Love and Other Fairy Tales
Production Overview
Written by Nick Revell Co-directed by Gráinne Byrne and Katarzyna Deszcz
A boldly theatrical and contemporary reworking of Chaucer’s Wife of Bath’s Tale from THE CANTERBURY TALES, LOVE AND OTHER FAIRY TALES is as interested in exposing the inner working of Chaucer’s imagination as it is in the tale themselves. What happens, when a figment of your imagination speaks back to you? And what secrets are you letting slip about your own darker side?
Riding to Canterbury, Chaucer and his five (reconstructed) pilgrims are each in turn drawn in to take a role in the story. Through an inventive, multi-layered structure of stories interwoven with stories, the clowning pilgrims metamorphose into characters in Alison’s tale. Alison reveals her turbulent life of multiple marriages and the pilgrims reveal their own prejudices and passions. LOVE AND OTHER FAIRY TALES, like the Wife of Bath’s Tale itself, has a bittersweet surface but a fervently romantic core.
Author’s Notes
As writer Nick Revell reveals, “ If you’re familiar with the original Wife of Bath’s Tale and Prologue, you’ll swiftly notice that LOVE AND OTHER FAIRY TALES is a loose adaptation.
Changes are inevitable when you’re adapting from one medium to another; sometimes these changes are forced upon you - for instance, in the Canterbury Tales, there are about thirty pilgrims, depending on how you read the text. Sometimes the changes are made for more subjective reasons: in this case, we felt that anything that would require footnotes for the average modern audience member had to go. However interesting it might be if you’re familiar with the details, we are seeking first and foremost to tell a story and entertain, rather than deliver an academic treatise. Of course, taking a text and changing it for your own purposes was standard procedure for medieval writers, so it’s quite appropriate to do it here! “
Director's Notes
For directors Gráinne Byrne and Katarzyna Deszcz ‘”We have taken an imaginative leap as to why Chaucer created the characters in THE CANTERBURY TALES especially Alison – The Wife of Bath.

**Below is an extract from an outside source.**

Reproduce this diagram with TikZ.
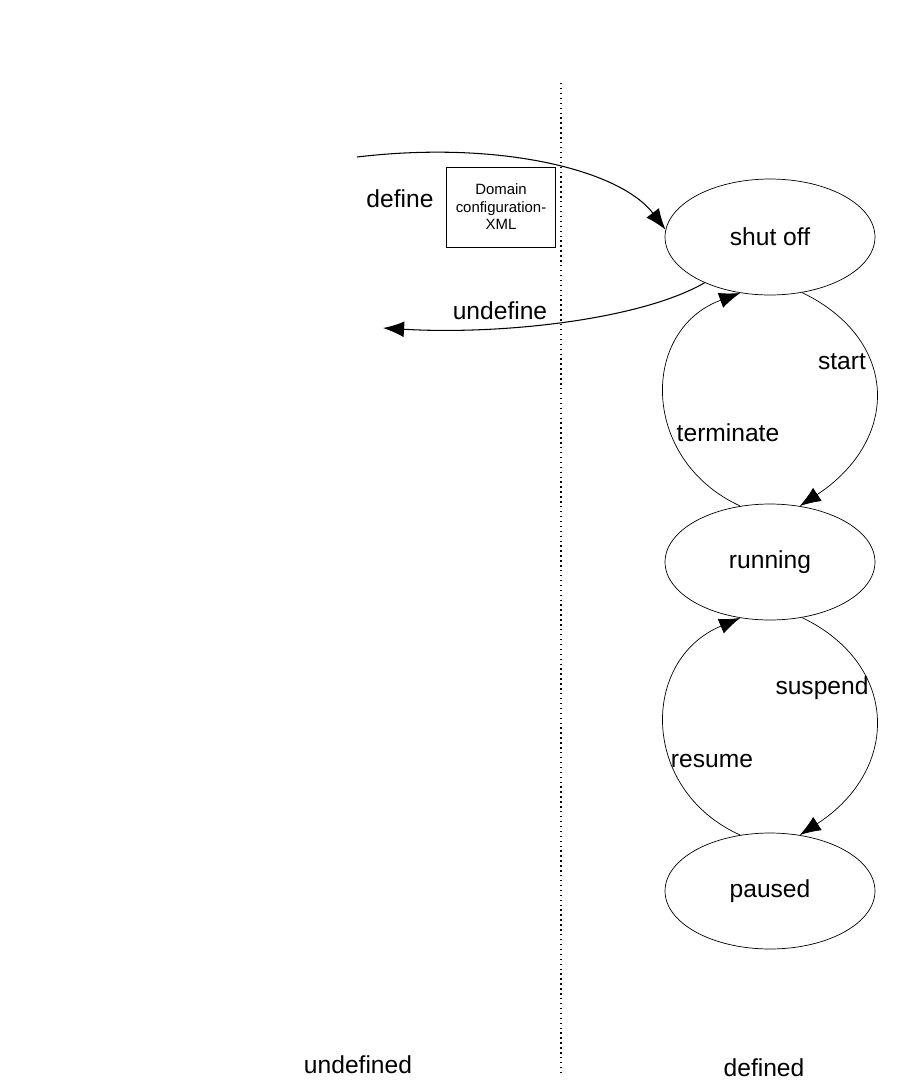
\documentclass[tikz,border=0pt]{standalone}
\usepackage{fontspec}
\setmainfont{Liberation Sans}
\usetikzlibrary{arrows.meta,shapes.geometric}
\begin{document}
\begin{tikzpicture}[x=0.02cm,y=-0.02cm,state/.style={shape=ellipse,draw=black,inner sep=0pt,minimum width=4.2cm,minimum height=2.32cm,font=\fontsize{14}{16}\selectfont},lbl/.style={font=\fontsize{14}{16}\selectfont},trans/.style={draw=black,thin,-{Latex[length=12pt,width=9pt]}},life/.style={draw=black,semithick,-{Latex[length=12pt,width=9pt]}}]
\useasboundingbox (0,0) rectangle (924,1080);
\draw[dotted,thick] (561,83) -- (561,1075);

\node[state] (S) at (770,237) {shut off};
\node[state] (R) at (770,562) {running};
\node[state] (P) at (770,891) {paused};

\node[draw=black,inner sep=0pt,minimum width=2.18cm,minimum height=1.6cm,align=center,font=\fontsize{8.5}{10}\selectfont] (X) at (501,207) {Domain\\configuration-\\XML};

\coordinate (in) at (357,157);
\coordinate (out) at (383,328);
\draw[life] (in) .. controls (500,140) and (620,170) .. (S.176);
\draw[life] (S.215) .. controls (640,320) and (500,335) .. (out);

\draw[trans] (S.-60) .. controls (900,340) and (900,440) .. (R.62);
\draw[trans] (R.118) .. controls (640,460) and (640,330) .. (S.-118);
\draw[trans] (R.-60) .. controls (900,665) and (900,770) .. (P.62);
\draw[trans] (P.118) .. controls (640,790) and (640,660) .. (R.-118);

\node[lbl] (ldef) at (400,199) {define};
\node[lbl] (lund) at (500,311) {undefine};
\node[lbl] (lsta) at (842,362) {start};
\node[lbl] (lter) at (728,433) {terminate};
\node[lbl] (lsus) at (822,688) {suspend};
\node[lbl] (lres) at (712,761) {resume};
\node[lbl] (lu) at (358,1065) {undefined};
\node[lbl] (ld) at (764,1068) {defined};
\end{tikzpicture}
\end{document}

Chaucer presents us with his characters and assumes he has the measure of them. Alison is confident and unapologetic about her life experience and openly declares her five husbands, her sexual needs and struggle for control. At first he judges and dismisses Alison, however when she answers him back, he is forced to encounter unfamiliar emotions. The Wife of Bath goads Chaucer and the other pilgrims with her tale. Her journey through life with many husbands has brought her to a kind of personal enlightenment and understanding of love that she tries to share metaphorically through her fairy tale. Whilst this tale charts the knight’s moral journey, Chaucer’s attitude towards Alison is transformed as he hears her life history.
We have experimented with weaving together Alison’s story with the fairy tale and imagining the impact on the other pilgrims. We were fascinated with the many levels of story and creating different theatrical conventions. At first, elements of the story are clearly contrasted but then we wanted to explore where these stories cross and affect each other. What is so powerful about the fairy tale for us is that it still speaks about experiencing freedom by giving it to other people.